Antimikrobielle Aktivität im Vergleich
In der [Tabelle 2] sind für neun antimikrobiell wirksame Substanzen die Anzahl der getesteten Isolate, der Prozentsatz der als empfindlich eingestuften Stämme und die Platzierung in der Rangordnung der Aktivitätsspektren zusammengestellt. Lediglich Piperacillin/Tazobactam zeigte bei allen untersuchten Isolaten eine Empfindlichkeit von 96 %, gefolgt von Imipenem (94 %), Ceftazidim (89 %) und Ciprofloxacin (88 %). Cefotaxim, Amoxicillin/Clavulansäure und Gentamicin erzielten nur noch Empfindlichkeiten in der Größenordnung von 73 und 82 %, was auf einige, je nach Wirkstoffklasse unterschiedlich große Wirksamkeitslücken hindeutet. Das Aktivitätsspektrum von Mezlocillin und Cefotiam gegenüber den getesteten Species war nochmals deutlich enger und lag zwischen 60 und 70 % Empfindlichkeit.
Betrachtet man die gesamte Wirkungsbreite der verschiedenen Antibiotika gegenüber aeroben, fakultativ anaeroben und anaeroben Bakterien, dann war Piperacillin/Tazobactam den Vergleichspräparaten überlegen. Bei der Analyse der Ergebnisse der Empfindlichkeitstestungen von Piperacillin/Tazobactam an klinischen Isolaten in den Jahren 1992 bis 1998 ergeben sich somit zwei Schlussfolgerungen: Zum einen zeigt sich, dass seit der Einführung von Piperacillin/Tazobactam keine Resistenzentwicklung aufgetreten ist. Die Sensibilitätsverteilung und die Resistenzsituation über den Sieben-Jahres-Zeitraum blieb konstant. Zum anderen bestätigt sich die hohe Aktivität von Piperacillin/Tazobactam gegenüber allen untersuchten pathogenen Mikroorganismen.

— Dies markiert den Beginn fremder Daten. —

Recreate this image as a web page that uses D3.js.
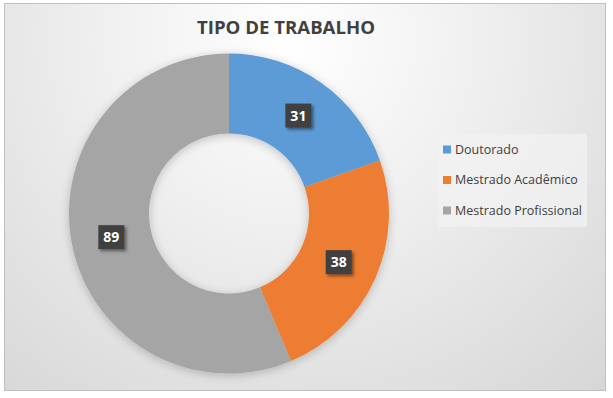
<!DOCTYPE html>
<html>
<head>
<meta charset="utf-8">
<script src="https://cdn.jsdelivr.net/npm/d3@7"></script>
<style>
  html, body { margin: 0; padding: 0; background: #ffffff; }
  svg { display: block; }
</style>
</head>
<body>
<svg id="chart" width="613" height="398"></svg>
<script>
// Tipo de trabalho: counts per category
const categories = ["Doutorado", "Mestrado Acadêmico", "Mestrado Profissional"];
const values = [31, 38, 89];
const colors = ["#5B9BD5", "#ED7D31", "#A5A5A5"];
const title = "TIPO DE TRABALHO";

const data = categories.map((c, i) => ({ category: c, value: values[i] }));

const svg = d3.select("#chart");
const defs = svg.append("defs");

// Chart area background: soft radial gradient
const bg = defs.append("radialGradient")
  .attr("id", "bgGrad")
  .attr("gradientUnits", "userSpaceOnUse")
  .attr("cx", 290).attr("cy", 40).attr("r", 520);
bg.append("stop").attr("offset", "0%").attr("stop-color", "#ffffff");
bg.append("stop").attr("offset", "35%").attr("stop-color", "#f0f0f0");
bg.append("stop").attr("offset", "100%").attr("stop-color", "#d2d2d2");

// Soft shadow under the ring
const ringShadow = defs.append("filter").attr("id", "ringShadow")
  .attr("x", "-20%").attr("y", "-20%").attr("width", "140%").attr("height", "140%");
ringShadow.append("feDropShadow")
  .attr("dx", 0).attr("dy", 2).attr("stdDeviation", 5)
  .attr("flood-color", "#000").attr("flood-opacity", 0.22);

// Shadow for the label boxes
const labelShadow = defs.append("filter").attr("id", "labelShadow")
  .attr("x", "-40%").attr("y", "-40%").attr("width", "180%").attr("height", "180%");
labelShadow.append("feDropShadow")
  .attr("dx", 2).attr("dy", 2).attr("stdDeviation", 1.6)
  .attr("flood-color", "#000").attr("flood-opacity", 0.45);

// Frame
svg.append("rect")
  .attr("x", 4.5).attr("y", 3.5)
  .attr("width", 601).attr("height", 387)
  .attr("fill", "url(#bgGrad)")
  .attr("stroke", "#bfbfbf").attr("stroke-width", 1);

// Title
svg.append("text")
  .attr("x", 286).attr("y", 34)
  .attr("text-anchor", "middle")
  .attr("font-family", "'Open Sans', 'Liberation Sans', sans-serif")
  .attr("font-weight", "bold")
  .attr("font-size", 18)
  .attr("fill", "#404040")
  .attr("textLength", 178)
  .attr("lengthAdjust", "spacingAndGlyphs")
  .text(title);

// Donut
const cx = 229, cy = 213.5;
const outerR = 160, innerR = 80;

const pie = d3.pie().value(d => d.value).sort(null);
const arc = d3.arc().innerRadius(innerR).outerRadius(outerR);
const labelArc = d3.arc().innerRadius((innerR + outerR) / 2).outerRadius((innerR + outerR) / 2);

const g = svg.append("g").attr("transform", `translate(${cx},${cy})`);
const arcs = pie(data);

g.append("g").attr("filter", "url(#ringShadow)")
  .selectAll("path")
  .data(arcs)
  .join("path")
  .attr("d", arc)
  .attr("fill", (d, i) => colors[i]);

// Value labels in dark boxes
const labels = g.selectAll("g.lbl")
  .data(arcs)
  .join("g")
  .attr("class", "lbl")
  .attr("transform", d => `translate(${labelArc.centroid(d)})`);

labels.append("rect")
  .attr("x", -13).attr("y", -12)
  .attr("width", 26).attr("height", 24)
  .attr("fill", "#404040")
  .attr("filter", "url(#labelShadow)");

labels.append("text")
  .attr("text-anchor", "middle")
  .attr("dy", "0.36em")
  .attr("font-family", "'Open Sans', 'Liberation Sans', sans-serif")
  .attr("font-weight", "bold")
  .attr("font-size", 14)
  .attr("fill", "#ffffff")
  .text(d => d.data.value);

// Legend
const legend = svg.append("g").attr("transform", "translate(438,134)");
legend.append("rect")
  .attr("width", 149).attr("height", 93)
  .attr("fill", "#f2f2f2").attr("opacity", 0.75);

const items = legend.selectAll("g.item")
  .data(categories)
  .join("g")
  .attr("class", "item")
  .attr("transform", (d, i) => `translate(5,${15.5 + i * 30.5})`);

items.append("rect")
  .attr("x", 0).attr("y", -4)
  .attr("width", 8).attr("height", 8)
  .attr("fill", (d, i) => colors[i]);

items.append("text")
  .attr("x", 12).attr("y", 0)
  .attr("dy", "0.35em")
  .attr("font-family", "'Open Sans', 'Liberation Sans', sans-serif")
  .attr("font-size", 12.5)
  .attr("fill", "#404040")
  .text(d => d);
</script>
</body>
</html>
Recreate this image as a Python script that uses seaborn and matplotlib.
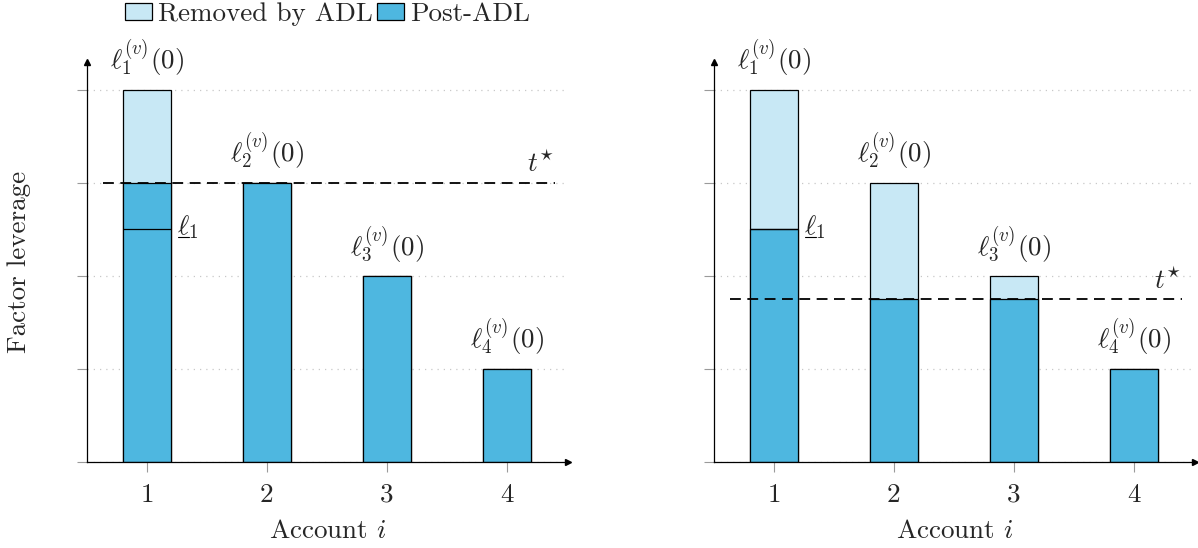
import matplotlib
matplotlib.use("Agg")
import matplotlib.pyplot as plt
from matplotlib.patches import Patch
import seaborn as sns

# ---------------- data ----------------
accounts = [1, 2, 3, 4]
tick_labels = ["1", "2", "3", "4"]
initial_leverage = [4, 3, 2, 1]            # ell_i^(v)(0)
post_left = [3, 3, 2, 1]                   # post-ADL, left scenario
post_right = [2.5, 1.75, 1.75, 1]          # post-ADL, right scenario
t_star_left = 3.0
t_star_right = 1.75
floor_1 = 2.5                              # underline ell_1
top_labels = [r"$\ell_{1}^{(v)}(0)$", r"$\ell_{2}^{(v)}(0)$",
              r"$\ell_{3}^{(v)}(0)$", r"$\ell_{4}^{(v)}(0)$"]
legend_labels = ["Removed by ADL", "Post-ADL"]
xlabel = r"Account $i$"
ylabel = "Factor leverage"

# ---------------- style ----------------
LIGHT = "#C8E8F5"
DARK = "#4EB7E0"
FS = 19.5
BAR_W = 0.4
T_SPAN = (0.63, 4.4)

sns.set_theme(style="ticks")
plt.rcParams["font.family"] = ["cmr10", "DejaVu Serif"]
plt.rcParams["mathtext.fontset"] = "cm"
plt.rcParams["axes.unicode_minus"] = False
plt.rcParams["axes.formatter.use_mathtext"] = True

fig = plt.figure(figsize=(11.98, 5.48), dpi=100)
W, H = 1198, 548
axL = fig.add_axes([87 / W, 86 / H, 481 / W, 400 / H])
axR = fig.add_axes([714 / W, 86 / H, 481 / W, 400 / H])


def draw_panel(ax, post, t_star):
    sns.barplot(x=accounts, y=initial_leverage, native_scale=True, width=BAR_W,
                color=LIGHT, saturation=1, edgecolor="black", linewidth=0.9,
                errorbar=None, ax=ax, zorder=2)
    sns.barplot(x=accounts, y=post, native_scale=True, width=BAR_W,
                color=DARK, saturation=1, edgecolor="black", linewidth=0.9,
                errorbar=None, ax=ax, zorder=2)
    # floor line for account 1
    x1 = accounts[0]
    ax.hlines(floor_1, x1 - BAR_W / 2, x1 + BAR_W / 2, colors="black",
              linewidth=0.9, zorder=3)
    ax.annotate(r"$\ell_1$", xy=(x1 + BAR_W / 2, floor_1), xytext=(4.5, -3.5),
                textcoords="offset points", ha="left", va="baseline", fontsize=FS)
    ax.plot([x1 + BAR_W / 2 + 0.055, x1 + BAR_W / 2 + 0.15],
            [floor_1 - 0.08, floor_1 - 0.08], color="black", linewidth=0.8)
    # threshold
    ax.hlines(t_star, T_SPAN[0], T_SPAN[1], colors="black",
              linestyles=(0, (6, 3.6)), linewidth=1.3, zorder=4)
    ax.annotate(r"$t^{\star}$", xy=(T_SPAN[1], t_star), xytext=(0, 4),
                textcoords="offset points", ha="right", va="bottom", fontsize=FS)
    # labels on top
    for x, h, lab in zip(accounts, initial_leverage, top_labels):
        ax.annotate(lab, xy=(x, h), xytext=(0, 8), textcoords="offset points",
                    ha="center", va="bottom", fontsize=FS)
    # axes styling
    ax.set_xlim(0.5, 4.51)
    ax.set_ylim(0, 4.3)
    ax.set_xticks(accounts)
    ax.set_xticklabels(tick_labels)
    ax.set_yticks([0, 1, 2, 3, 4])
    ax.set_yticklabels([])
    ax.tick_params(axis="both", length=7.2, width=0.8, color="#9a9a9a",
                   direction="out", pad=8, labelsize=FS, bottom=True, left=True)
    ax.yaxis.grid(True, linestyle=(0, (1, 4)), color="#c8c8c8", linewidth=0.9)
    ax.set_axisbelow(True)
    for s in ["top", "right"]:
        ax.spines[s].set_visible(False)
    for s in ["left", "bottom"]:
        ax.spines[s].set_color("black")
        ax.spines[s].set_linewidth(0.9)
    ax.plot(1, 0, marker=">", color="black", markersize=5,
            transform=ax.transAxes, clip_on=False)
    ax.plot(0, 1, marker="^", color="black", markersize=5,
            transform=ax.transAxes, clip_on=False)
    ax.set_xlabel(xlabel, fontsize=FS, labelpad=9)
    ax.set_ylabel("")


draw_panel(axL, post_left, t_star_left)
draw_panel(axR, post_right, t_star_right)
axL.set_ylabel(ylabel, fontsize=FS, labelpad=25)

handles = [Patch(facecolor=LIGHT, edgecolor="black", linewidth=0.9, label=legend_labels[0]),
           Patch(facecolor=DARK, edgecolor="black", linewidth=0.9, label=legend_labels[1])]
axL.legend(handles=handles, loc="center", bbox_to_anchor=(0.5, 1.12), ncol=2,
           frameon=False, fontsize=FS, handlelength=1.0, handleheight=0.6,
           handletextpad=0.25, columnspacing=0.12, borderpad=0, borderaxespad=0)

fig.savefig("out.png", dpi=100)
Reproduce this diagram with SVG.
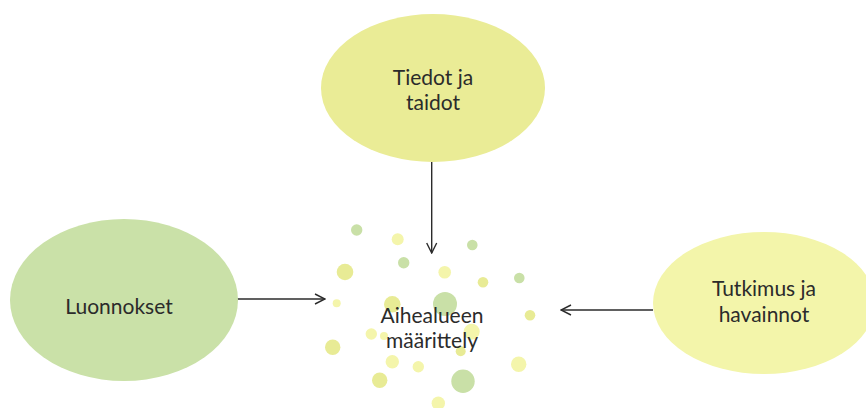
<svg xmlns="http://www.w3.org/2000/svg" width="866" height="408" viewBox="0 0 866 408">
<style>
text{font-family:Lato,"Noto Sans","Liberation Sans",sans-serif;font-size:21px;fill:#2b2b2b;text-anchor:middle}
.g{fill:#c9e0a7}.y{fill:#e8eb95}.p{fill:#f4f5ab}
.c{stroke:#2b2b2b;stroke-width:1.4;fill:none}
</style>
<defs>
<marker id="ah" viewBox="0 0 12 12" refX="11" refY="6" markerWidth="12" markerHeight="12" markerUnits="userSpaceOnUse" orient="auto">
<path d="M1,1 L11,6 L1,11" fill="none" stroke="#2b2b2b" stroke-width="1.4"/>
</marker>
</defs>
<g id="dots">
<circle class="g" cx="356.7" cy="230" r="5.7"/>
<circle class="p" cx="397.7" cy="239.3" r="6"/>
<circle class="g" cx="472.3" cy="245" r="5.3"/>
<circle class="g" cx="403.7" cy="262.7" r="5.7"/>
<circle class="y" cx="345" cy="272" r="8.3"/>
<circle class="p" cx="444.7" cy="272.3" r="6.3"/>
<circle class="y" cx="483" cy="282.3" r="5.3"/>
<circle class="g" cx="519.3" cy="278" r="5.3"/>
<circle class="p" cx="336.7" cy="303.3" r="4"/>
<circle class="y" cx="392.3" cy="304.3" r="8.3"/>
<circle class="g" cx="445" cy="304" r="12"/>
<circle class="y" cx="530" cy="315.3" r="5.3"/>
<circle class="p" cx="371.3" cy="334" r="5.7"/>
<circle class="p" cx="384" cy="336" r="4"/>
<circle class="p" cx="471.7" cy="331.7" r="8"/>
<circle class="y" cx="332.7" cy="347.3" r="7.7"/>
<circle class="y" cx="460.7" cy="351.3" r="5"/>
<circle class="p" cx="392.3" cy="361.7" r="6.7"/>
<circle class="p" cx="418.3" cy="366.7" r="5.7"/>
<circle class="p" cx="518.7" cy="364.3" r="7.7"/>
<circle class="y" cx="379.7" cy="380.3" r="7.7"/>
<circle class="g" cx="463" cy="381.3" r="11.7"/>
<circle class="p" cx="438.3" cy="403.3" r="6.7"/>
</g>
<g id="center">
<text x="432" y="323">Aihealueen</text>
<text x="432" y="348">määrittely</text>
</g>
<g id="connectors">
<line class="c" x1="431.7" y1="162" x2="431.7" y2="253" marker-end="url(#ah)"/>
<line class="c" x1="235" y1="299" x2="325" y2="299" marker-end="url(#ah)"/>
<line class="c" x1="653" y1="310" x2="561" y2="310" marker-end="url(#ah)"/>
</g>
<g id="top">
<ellipse cx="433" cy="88" rx="112" ry="74" fill="#eaec96"/>
<text x="433" y="85">Tiedot ja</text>
<text x="433" y="110">taidot</text>
</g>
<g id="left">
<ellipse cx="124" cy="300" rx="114" ry="81" fill="#cae1a8"/>
<text x="119" y="314">Luonnokset</text>
</g>
<g id="right">
<ellipse cx="764" cy="303" rx="111" ry="71" fill="#f3f5aa"/>
<text x="764" y="296">Tutkimus ja</text>
<text x="764" y="322">havainnot</text>
</g>
</svg>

Somit lässt sich nach fast zehnjährigem therapeutischen Einsatz keine signifikante Resistenzentwicklung gegenüber Piperacillin/Tazobactam belegen. Dies bestätigen die Ergebnisse ähnlicher Studien aus anderen Teilen Deutschlands. Aufgrund der hier vorgelegten Untersuchungen sowie der Daten aus der Literatur und der hohen Wirtschaftlichkeit kann Piperacillin/Tazobactam als ein geeignetes Mittel der ersten Wahl für die Initialtherapie schwerer bakterieller Infektionen, insbesondere auf den Intensivstationen, angesehen werden.
Dementsprechend haben sowohl die Paul-Ehrlich-Gesellschaft für Chemotherapie e.V. (PEG) und die Deutsche Gesellschaft für Hämatologie/Onkologie (DGHO) aufgrund der guten Datenlage die fixe Kombination von Piperacillin/Tazobactam (Handelsname Tazobac®) unter dem Aspekt der Sicherheit in ihre Empfehlungen aufgenommen.